In the past, the petrochemical industry dealt with waste catalysts by burying them, which was not only an unprofitable use of resources but also severely harmful to the ecological environment. A few years ago recycling technologies for waste catalysts began to be presented to the public, which brought about a brand new vision for the petrochemical industry.
Nevertheless, today recycling techniques for waste catalysts have enormous shortcomings. Although a portion of precious metals are recycled, the procedures produce other pollutants and also result in losses of other resources.
“It is certain that currently incineration techniques are used for the vast majority of waste catalyst recycling overseas to separate out a portion of the precious metals,” said Kenny Hsu, Managing Director of UWin Nanotech.
He pointed out that these burning techniques require putting the catalysts through incinerators; however, every time these incinerators are started they require large amounts of fuel, and they also produce exhaust fumes. These methods not only deplete the Earth’s resources but there are also air pollution concerns with the exhaust fumes that they produce.
In addition, incineration methods thoroughly destroy substrates and cause the catalyst materials to lose any potential for being recycled.
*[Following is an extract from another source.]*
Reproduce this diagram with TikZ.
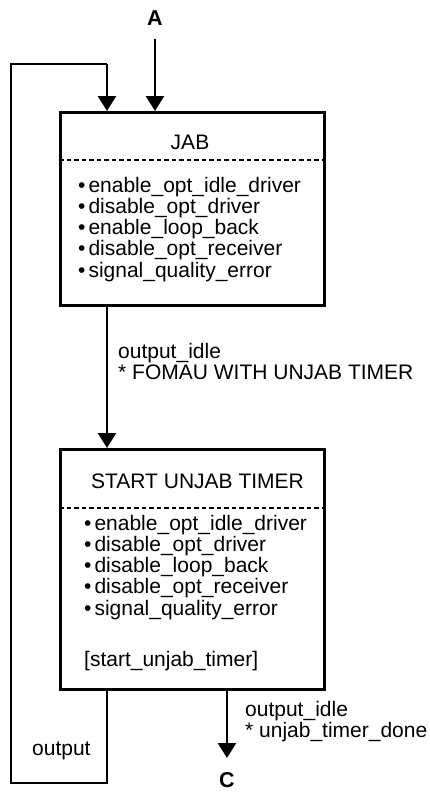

In order to rectify these shortcomings and make waste catalyst recycling profitable and at the same time more friendly to the environment and people’s health, Uwin Nanotech has launched an environmentally-friendly stripping product especially designed for recycling precious metals in waste catalysts: UW-195. The product is an environmental stripping prescription which can quickly strip the precious metals palladium (Pd) and platinum (Pt) from waste catalysts at room temperature.
According to experiments at Uwin Nanotech, without being pulverized waste catalysts containing palladium can be obtained by this formula with a recycled rate of 2.83g Pd/Kg. If five thousand tons of waste catalysts are produced in a year, it can yield 14150 Kg of palladium, which is valued at over US$400 million.
“We take 2g of waste catalyst and soak it in 100ml of gold stripping solution (a 68% concentration of 50ml nitric acid mixed with 50ml of UW-195 gold stripping prescrption) at a 25℃ room temperature, and in only a few dozen seconds the palladium stripping is completed,” said Kenny.